Cari amici, volevo dirvi le mie impressioni sull’Armenia. Innanzitutto l’aspetto generale del viaggio, o meglio del viaggiare, indipendentemente dal “dove”. Ogni volta il preparare il viaggio è già andare, è già vedere, è già sentire. Le letture, gli itinerari, gli aneddoti, intravedere il divenire della civiltà delle genti è già emozione. Penso che quando le gambe non mi consentiranno più di andare, saprò comunque cercare e trovare luoghi altri, genti diverse, stormire di foglie o tramonti nuovi dove l’animo e la mente vadano fuori dalle costrizioni di tutti i giorni.
Evidentemente ho divagato, vorrei tornare all’Armenia. Paesaggisticamente è senz’altro un luogo tormentato, vuoi per le condizioni climatiche, che per quelle morfologiche: canyon e altopiani brulli, dove vivere è difficile. Ecco dunque un popolo duro, determinato, pronto a morire per la sua identità. Non è disposto a compromessi e lo ha dimostrato soffrendo per questo. Ad- dirittura l’aspetto fisico delle persone è indice di questa determinatezza: li- neamenti marcati, occhi fondi e bui, naso adunco. E, anche nelle giovani donne, dove la dolcezza della gioventù tutto ammorbidisce, si individuano i tratti della determinatezza.
Ho memoria che molti anni fa a San Pietroburgo, allora Leningrado, fui presentato a un gruppo di armeni. Rimasi colpito dagli sguardi di alcuni giovani, così intensi e profondi, dove erano depositate cose che allora non capii ma che adesso vedo nelle vicende, nella sofferenza, nella storia tormentata di questa gente. Da quanto detto diventa quasi ovvio dedurre le architetture forti e sobrie delle loro chiese, dove hanno depositato e nascosto la loro identità ritrovandola dopo ogni evento triste della loro storia: invasioni, deportazioni, espropriazioni della loro terra, che mai dimenticano, infine il genocidio e l’occupazione sovietica che ha tentato in tutti i modi di cancellarne l’identità eliminando un terzo della popolazione, con l’aggravante di avere iniziato da chi pensava, gli intellettuali. Eppure sono rinati, con fatica, ma sono rinati.
Dio del cielo
Lo spunto che riemerge dalla memoria mi viene questa volta dalla lettura dell’articolo di Bepi de’ Marzi pubblicato in “Lungo la strada” di marzo 2011, che racconta della nascita del canto “Signore delle cime” che tanto emoziona a ogni ascolto.

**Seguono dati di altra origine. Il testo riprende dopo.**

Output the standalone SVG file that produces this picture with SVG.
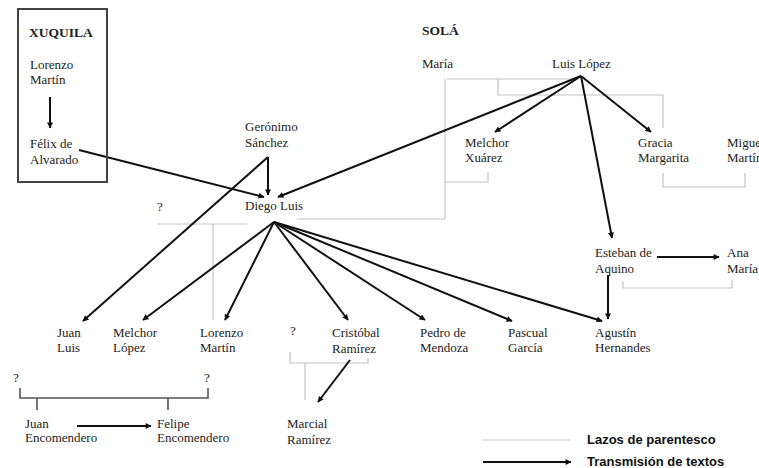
<svg xmlns="http://www.w3.org/2000/svg" width="759" height="468" viewBox="0 0 759 468">
<defs>
<marker id="ah" viewBox="0 0 10 10" refX="9" refY="5" markerWidth="9" markerHeight="6" markerUnits="userSpaceOnUse" orient="auto"><path d="M0,0 L10,5 L0,10 z" fill="#111"/></marker>
<style>
text{font-family:"Liberation Serif","Times New Roman",serif;font-size:13px;fill:#222}
.h{font-weight:bold;font-size:13.5px}
.lg{font-family:"Liberation Sans",Arial,sans-serif;font-weight:bold;font-size:13px;fill:#111}
.kin{fill:none;stroke:#c4c4c4;stroke-width:1.2}
.kd{fill:none;stroke:#555;stroke-width:1.6}
.tr{fill:none;stroke:#111;stroke-width:2;marker-end:url(#ah)}
</style>
</defs>
<rect width="759" height="468" fill="#fff"/>

<g id="kinship">
<path class="kin" d="M447,79 H578 M498,79 V95 H663 V128"/>
<path class="kin" d="M445,79 V219 H297"/>
<path class="kin" d="M445,182 H488 V172"/>
<path class="kin" d="M157,224 H247 M213,224 V320"/>
<path class="kin" d="M663,173 V187 H745 V173"/>
<path class="kin" d="M623,281 V288 H732 V280"/>
<path class="kin" d="M290,352 V363 H368 V358 M305,363 V400"/>
<path class="kd" d="M20,388 V398 H208 V388 M37,398 V410 M168,398 V410"/>
</g>

<g id="connectors">
<line class="tr" x1="50" y1="97" x2="50" y2="128"/>
<line class="tr" x1="79" y1="150" x2="264" y2="197"/>
<line class="tr" x1="268" y1="157" x2="268" y2="195"/>
<line class="tr" x1="268" y1="157" x2="83" y2="321"/>
<line class="tr" x1="581" y1="76" x2="278" y2="197"/>
<line class="tr" x1="581" y1="76" x2="495" y2="132"/>
<line class="tr" x1="581" y1="76" x2="651" y2="132"/>
<line class="tr" x1="581" y1="76" x2="612" y2="238"/>
<line class="tr" x1="274" y1="222" x2="143" y2="320"/>
<line class="tr" x1="274" y1="222" x2="225" y2="320"/>
<line class="tr" x1="274" y1="222" x2="348" y2="320"/>
<line class="tr" x1="274" y1="222" x2="425" y2="320"/>
<line class="tr" x1="274" y1="222" x2="512" y2="321"/>
<line class="tr" x1="274" y1="222" x2="602" y2="321"/>
<line class="tr" x1="657" y1="257" x2="719" y2="257"/>
<line class="tr" x1="608" y1="275" x2="608" y2="319"/>
<line class="tr" x1="350" y1="360" x2="318" y2="402"/>
<line class="tr" x1="77" y1="426" x2="151" y2="426"/>
</g>

<g id="xuquila">
<rect x="18" y="9" width="89" height="173" fill="none" stroke="#444" stroke-width="2"/>
<text class="h" x="29" y="37">XUQUILA</text>
</g>
<g id="lorenzo-martin-x"><text x="30" y="69">Lorenzo</text><text x="30" y="84">Martín</text></g>
<g id="felix-de-alvarado"><text x="30" y="148">Félix de</text><text x="30" y="164">Alvarado</text></g>

<g id="sola"><text class="h" x="422" y="35">SOLÁ</text></g>
<g id="maria"><text x="422" y="68">María</text></g>
<g id="luis-lopez"><text x="552" y="68">Luis López</text></g>
<g id="melchor-xuarez"><text x="465" y="147">Melchor</text><text x="465" y="162">Xuárez</text></g>
<g id="gracia-margarita"><text x="638" y="147">Gracia</text><text x="638" y="162">Margarita</text></g>
<g id="miguel-martin"><text x="727" y="147">Miguel</text><text x="727" y="162">Martín</text></g>

<g id="geronimo-sanchez"><text x="245" y="131">Gerónimo</text><text x="245" y="147">Sánchez</text></g>
<g id="diego-luis"><text x="245" y="210">Diego Luis</text></g>
<g id="unknown-1"><text x="157" y="211">?</text></g>

<g id="esteban-de-aquino"><text x="595" y="257">Esteban de</text><text x="595" y="273">Aquino</text></g>
<g id="ana-maria"><text x="727" y="257">Ana</text><text x="727" y="273">María</text></g>

<g id="juan-luis"><text x="57" y="337">Juan</text><text x="57" y="352">Luis</text></g>
<g id="melchor-lopez"><text x="113" y="337">Melchor</text><text x="113" y="352">López</text></g>
<g id="lorenzo-martin"><text x="200" y="337">Lorenzo</text><text x="200" y="352">Martín</text></g>
<g id="unknown-2"><text x="290" y="335">?</text></g>
<g id="cristobal-ramirez"><text x="332" y="337">Cristóbal</text><text x="332" y="353">Ramírez</text></g>
<g id="pedro-de-mendoza"><text x="420" y="337">Pedro de</text><text x="420" y="352">Mendoza</text></g>
<g id="pascual-garcia"><text x="508" y="337">Pascual</text><text x="508" y="352">García</text></g>
<g id="agustin-hernandes"><text x="595" y="337">Agustín</text><text x="595" y="352">Hernandes</text></g>

<g id="unknown-3"><text x="13" y="382">?</text></g>
<g id="unknown-4"><text x="204" y="382">?</text></g>
<g id="juan-encomendero"><text x="25" y="428">Juan</text><text x="25" y="442">Encomendero</text></g>
<g id="felipe-encomendero"><text x="157" y="428">Felipe</text><text x="157" y="442">Encomendero</text></g>
<g id="marcial-ramirez"><text x="287" y="428">Marcial</text><text x="287" y="444">Ramírez</text></g>

<g id="legend">
<line class="kin" x1="483" y1="440" x2="570" y2="440"/>
<line class="tr" x1="483" y1="462" x2="571" y2="462"/>
<text class="lg" x="587" y="444">Lazos de parentesco</text>
<text class="lg" x="587" y="466">Transmisión de textos</text>
</g>
</svg>
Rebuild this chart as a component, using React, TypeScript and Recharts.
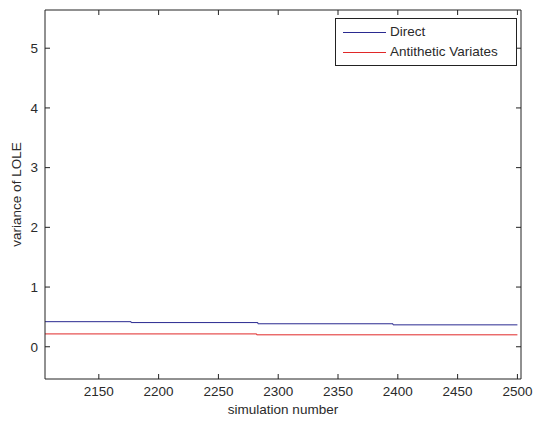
import { LineChart, Line, XAxis, YAxis, Legend } from "recharts";

// step points (value holds until the next point)
const directX = [2105, 2177, 2283, 2396, 2500];
const directY = [0.42, 0.405, 0.385, 0.367, 0.367];
const antitheticX = [2105, 2282, 2500];
const antitheticY = [0.215, 0.2, 0.2];

const xTicks = [2150, 2200, 2250, 2300, 2350, 2400, 2450, 2500];
const yTicks = [0, 1, 2, 3, 4, 5];

const directData = directX.map((x, i) => ({ x, y: directY[i] }));
const antitheticData = antitheticX.map((x, i) => ({ x, y: antitheticY[i] }));

const font = "'Liberation Sans', Arial, sans-serif";
const tickStyle = { fontSize: 13.5, fill: "#2a2a2a", fontFamily: font };
const noLabel = () => <g />;

const legendBox = () => (
  <div
    style={{
      boxSizing: "border-box",
      width: 182,
      border: "1px solid #222",
      background: "#fff",
      padding: "3px 6px 3px 7px",
      fontFamily: font,
      fontSize: 13.5,
      color: "#2a2a2a",
      lineHeight: "20px",
      textAlign: "left",
      whiteSpace: "nowrap",
    }}
  >
    {[
      { name: "Direct", color: "#2a2a90" },
      { name: "Antithetic Variates", color: "#e02828" },
    ].map((item) => (
      <div key={item.name} style={{ display: "flex", alignItems: "center" }}>
        <span
          style={{
            display: "inline-block",
            width: 43,
            height: 1,
            background: item.color,
            marginRight: 4,
          }}
        />
        {item.name}
      </div>
    ))}
  </div>
);

export default function App() {
  return (
    <div style={{ position: "fixed", top: 0, left: 0, background: "#fff" }}>
      <LineChart
        width={533}
        height={427}
        margin={{ top: 9, right: 11, bottom: 0, left: 0 }}
      >
        <XAxis
          xAxisId="bottom"
          type="number"
          dataKey="x"
          domain={[2105, 2503]}
          ticks={xTicks}
          allowDataOverflow
          height={48}
          tick={tickStyle}
          tickSize={-5}
          tickMargin={12}
          stroke="#222"
          label={{
            value: "simulation number",
            position: "insideBottom",
            offset: 13,
            style: tickStyle,
          }}
        />
        <XAxis
          xAxisId="top"
          orientation="top"
          type="number"
          dataKey="x"
          domain={[2105, 2503]}
          ticks={xTicks}
          allowDataOverflow
          height={1}
          tick={noLabel}
          tickSize={-5}
          stroke="#222"
        />
        <YAxis
          yAxisId="left"
          type="number"
          domain={[-0.54, 5.64]}
          ticks={yTicks}
          allowDataOverflow
          width={45}
          tick={tickStyle}
          tickSize={-5}
          tickMargin={12}
          stroke="#222"
          label={{
            value: "variance of LOLE",
            angle: -90,
            position: "insideLeft",
            offset: 16,
            style: { ...tickStyle, textAnchor: "middle" },
          }}
        />
        <YAxis
          yAxisId="right"
          orientation="right"
          type="number"
          domain={[-0.54, 5.64]}
          ticks={yTicks}
          allowDataOverflow
          width={1}
          tick={noLabel}
          tickSize={-5}
          stroke="#222"
        />
        <Legend
          content={legendBox}
          layout="vertical"
          verticalAlign="middle"
          align="center"
          wrapperStyle={{ top: 18, left: 335, width: 182 }}
        />
        <Line
          xAxisId="bottom"
          yAxisId="left"
          data={directData}
          dataKey="y"
          name="Direct"
          type="stepAfter"
          stroke="#2a2a90"
          strokeWidth={1}
          dot={false}
          isAnimationActive={false}
        />
        <Line
          xAxisId="bottom"
          yAxisId="left"
          data={antitheticData}
          dataKey="y"
          name="Antithetic Variates"
          type="stepAfter"
          stroke="#e02828"
          strokeWidth={1}
          dot={false}
          isAnimationActive={false}
        />
      </LineChart>
    </div>
  );
}
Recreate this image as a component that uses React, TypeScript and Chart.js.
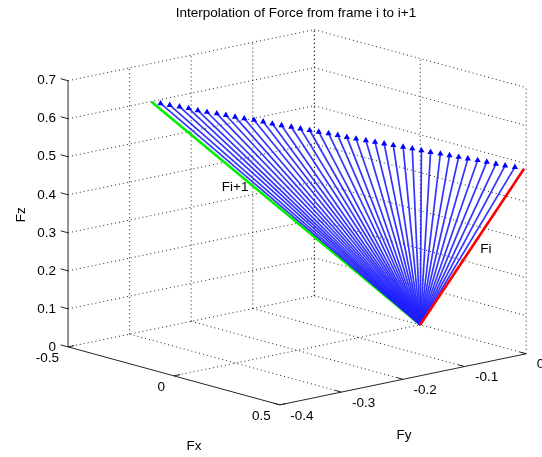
import React, { useEffect, useRef } from "react";
import { Chart, registerables } from "chart.js";
Chart.register(...registerables);

// ---------- data ----------
const chartTitle = "Interpolation of Force from frame i to i+1";
const xTicks = [-0.5, 0, 0.5];
const yTicks = [-0.4, -0.3, -0.2, -0.1, 0];
const zTicks = [0, 0.1, 0.2, 0.3, 0.4, 0.5, 0.6, 0.7];
const xTickLabels = ["-0.5", "0", "0.5"];
const yTickLabels = ["-0.4", "-0.3", "-0.2", "-0.1", "0"];
const zTickLabels = ["0", "0.1", "0.2", "0.3", "0.4", "0.5", "0.6", "0.7"];
const axisNames = { x: "Fx", y: "Fy", z: "Fz" };

const forceOrigin = [0, 0, 0];
const forceFi = [0.49, 0, 0.485];      // red
const forceFi1 = [-0.31, -0.33, 0.65]; // green

// interpolated force tips (blue)
const tipX = [-0.29, -0.27, -0.25, -0.23, -0.21, -0.19, -0.17, -0.15, -0.13, -0.11, -0.09, -0.07, -0.05, -0.03, -0.01,
  0.01, 0.03, 0.05, 0.07, 0.09, 0.11, 0.13, 0.15, 0.17, 0.19, 0.21, 0.23, 0.25, 0.27, 0.29, 0.31, 0.33, 0.35, 0.37,
  0.39, 0.41, 0.43, 0.45, 0.47];
const tipY = [-0.322, -0.314, -0.305, -0.297, -0.289, -0.281, -0.272, -0.264, -0.256, -0.248, -0.239, -0.231, -0.223,
  -0.215, -0.206, -0.198, -0.19, -0.182, -0.173, -0.165, -0.157, -0.149, -0.14, -0.132, -0.124, -0.116, -0.107, -0.099,
  -0.091, -0.083, -0.074, -0.066, -0.058, -0.05, -0.041, -0.033, -0.025, -0.017, -0.008];
const tipZ = [0.646, 0.642, 0.638, 0.634, 0.629, 0.625, 0.621, 0.617, 0.613, 0.609, 0.605, 0.601, 0.596, 0.592, 0.588,
  0.584, 0.58, 0.576, 0.572, 0.568, 0.563, 0.559, 0.555, 0.551, 0.547, 0.543, 0.539, 0.535, 0.53, 0.526, 0.522, 0.518,
  0.514, 0.51, 0.506, 0.502, 0.497, 0.493, 0.489];

const labelFi = "Fi";
const labelFi1 = "Fi+1";

// ---------- view (projection of the 3D box) ----------
const W = 542;
const H = 457;
const LIM = { x: [-0.5, 0.5], y: [-0.4, 0], z: [0, 0.7] };
const VIEW = { ox: 65, oy: 349, ex: [215, 59], ey: [625, -130], ez: [0, -387] };

function proj(x: number, y: number, z: number) {
  const a = x - LIM.x[0];
  const b = y - LIM.y[0];
  const c = z - LIM.z[0];
  return {
    x: VIEW.ox + VIEW.ex[0] * a + VIEW.ey[0] * b + VIEW.ez[0] * c,
    y: VIEW.oy + VIEW.ex[1] * a + VIEW.ey[1] * b + VIEW.ez[1] * c,
  };
}

const FONT = '"Liberation Sans", Arial, Helvetica, sans-serif';

export default function App() {
  const ref = useRef<HTMLCanvasElement | null>(null);

  useEffect(() => {
    document.body.style.margin = "0";
    const canvas = ref.current;
    if (!canvas) return;

    const datasets: any[] = [];
    const seg = (p: number[], q: number[], style: any) => {
      datasets.push({
        data: [proj(p[0], p[1], p[2]), proj(q[0], q[1], q[2])],
        showLine: true,
        pointRadius: 0,
        fill: false,
        ...style,
      });
    };

    const gridStyle = { borderColor: "rgba(10,10,10,0.9)", borderWidth: 1, borderDash: [1, 3], order: 20 };
    const [x0, x1] = LIM.x;
    const [y0, y1] = LIM.y;
    const [z0, z1] = LIM.z;
    // left back wall (x = x0)
    zTicks.forEach((z) => seg([x0, y0, z], [x0, y1, z], gridStyle));
    yTicks.filter((y) => y !== y0).forEach((y) => seg([x0, y, z0], [x0, y, z1], gridStyle));
    // right back wall (y = y1)
    zTicks.filter((z) => z !== z0).forEach((z) => seg([x0, y1, z], [x1, y1, z], gridStyle));
    xTicks.forEach((x) => seg([x, y1, z0], [x, y1, z1], gridStyle));
    // floor
    xTicks.filter((x) => x !== x0 && x !== x1).forEach((x) => seg([x, y0, z0], [x, y1, z0], gridStyle));
    yTicks.filter((y) => y !== y0).forEach((y) => seg([x0, y, z0], [x1, y, z0], gridStyle));

    // axes
    const axisStyle = { borderColor: "#262626", borderWidth: 1, order: 15 };
    seg([x0, y0, z0], [x0, y0, z1], axisStyle);
    seg([x0, y0, z0], [x1, y0, z0], axisStyle);
    seg([x1, y0, z0], [x1, y1, z0], axisStyle);
    // tick marks
    zTicks.forEach((z) => seg([x0, y0, z], [x0 - 0.035, y0, z], axisStyle));
    xTicks.forEach((x) => seg([x, y0, z0], [x, y0 + 0.01, z0], axisStyle));
    yTicks.forEach((y) => seg([x1, y, z0], [x1 - 0.03, y, z0], axisStyle));

    // green Fi+1 (under blue)
    seg(forceOrigin, forceFi1, { borderColor: "#00f000", borderWidth: 2.6, order: 8 });
    // blue interpolated forces
    tipX.forEach((tx, i) => {
      const p = proj(forceOrigin[0], forceOrigin[1], forceOrigin[2]);
      const q = proj(tx, tipY[i], tipZ[i]);
      datasets.push({
        data: [p, q],
        showLine: true,
        borderColor: "rgba(30,30,255,0.9)",
        backgroundColor: "#0000ff",
        borderWidth: 1.7,
        pointRadius: [0, 3.6],
        pointStyle: "triangle",
        pointBorderWidth: 0,
        order: 5,
      });
    });
    // red Fi
    seg(forceOrigin, forceFi, { borderColor: "#ff0000", borderWidth: 2.6, order: 2 });

    const textPlugin = {
      id: "texts",
      afterDraw(chart: any) {
        const ctx = chart.ctx;
        const sx = chart.scales.x;
        const sy = chart.scales.y;
        const px = (x: number, y: number, z: number) => {
          const p = proj(x, y, z);
          return { x: sx.getPixelForValue(p.x), y: sy.getPixelForValue(p.y) };
        };
        ctx.save();
        ctx.fillStyle = "#000";
        ctx.font = `13.5px ${FONT}`;
        // title
        ctx.textAlign = "center";
        ctx.textBaseline = "middle";
        ctx.fillText(chartTitle, 296, 13);
        // z tick labels
        ctx.textAlign = "right";
        zTicks.forEach((z, i) => {
          const p = px(x0, y0, z);
          ctx.fillText(zTickLabels[i], p.x - 12, p.y);
        });
        // x tick labels
        ctx.textAlign = "right";
        xTicks.forEach((x, i) => {
          const p = px(x, y0, z0);
          ctx.fillText(xTickLabels[i], p.x - 9, p.y + 11);
        });
        // y tick labels
        ctx.textAlign = "left";
        yTicks.forEach((y, i) => {
          const p = px(x1, y, z0);
          ctx.fillText(yTickLabels[i], p.x + 10.5, p.y + 11);
        });
        // axis names
        ctx.textAlign = "center";
        const fx = px(0, y0, z0);
        ctx.fillText(axisNames.x, fx.x + 20, fx.y + 70);
        const fy = px(x1, (y0 + y1) / 2, z0);
        ctx.fillText(axisNames.y, fy.x + 1, fy.y + 56);
        ctx.save();
        const fz = px(x0, y0, (z0 + z1) / 2);
        ctx.translate(fz.x - 47, fz.y + 1);
        ctx.rotate(-Math.PI / 2);
        ctx.fillText(axisNames.z, 0, 0);
        ctx.restore();
        // vector labels
        ctx.textAlign = "left";
        const li = px(forceFi[0] / 2, forceFi[1] / 2, forceFi[2] / 2);
        ctx.fillText(labelFi, li.x + 8, li.y + 2);
        const lg = px(forceFi1[0] / 2, forceFi1[1] / 2, forceFi1[2] / 2);
        ctx.fillText(labelFi1, lg.x - 64, lg.y - 26);
        ctx.restore();
      },
    };

    const chart = new Chart(canvas, {
      type: "scatter",
      data: { datasets },
      options: {
        animation: false,
        responsive: false,
        maintainAspectRatio: false,
        layout: { padding: 0 },
        plugins: { legend: { display: false }, tooltip: { enabled: false }, title: { display: false } },
        scales: {
          x: { type: "linear", min: 0, max: W, display: false },
          y: { type: "linear", min: 0, max: H, reverse: true, display: false },
        },
      },
      plugins: [textPlugin],
    });
    return () => chart.destroy();
  }, []);

  return (
    <div style={{ width: W, height: H, background: "#fff" }}>
      <canvas ref={ref} width={W} height={H} style={{ display: "block" }} />
    </div>
  );
}
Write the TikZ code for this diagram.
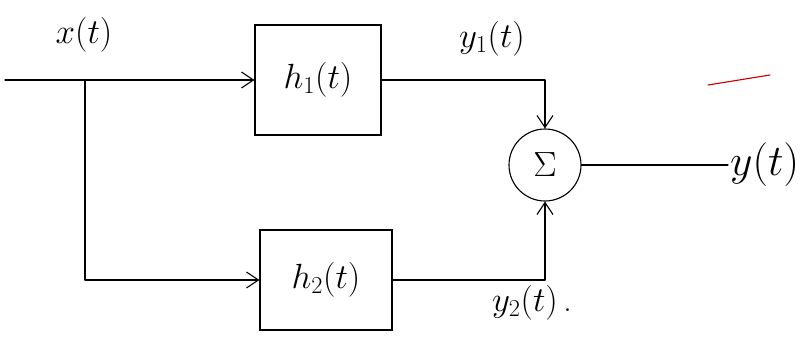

Era l’autunno del 2007, eravamo in viaggio in Armenia, cercavamo i luoghi depositari della cristianità. Eravamo sull’altipiano caucasico alle falde del piccolo Ararat. Seguivamo una delle tante diramazioni della Via della Seta, il passo montano era segnato da un caravanserraglio arabo in rovina. In questi luoghi era arrivato anche Annibale e in seguito i romani, che nelle vicinanze avevano costruito un tempio.
Avvicinandoci sentimmo le note di un coro femminile di canti popolari. Entrammo nella piccola aula del tempio circondata di colonne dai capitelli corinzi. Era commovente ascoltare le armonie di quelle otto ragazze. Dopo una decina di canti intonarono: “Dio del cielo, Signore delle cime…” in italiano: l’impatto emotivo su di noi fu incredibile, più di qualcuno aveva gli occhi umidi.
Riflettevo sul fatto che, in un luogo così lontano, luogo di civiltà e di religioni le più diverse, luogo di transito di popoli dall’origine dell’uomo, luogo quindi di osmosi, gli uomini, tutti gli uomini, sono fratelli e vivono le stesse emozioni per il bello a tutte le latitudini e in tutti i tempi.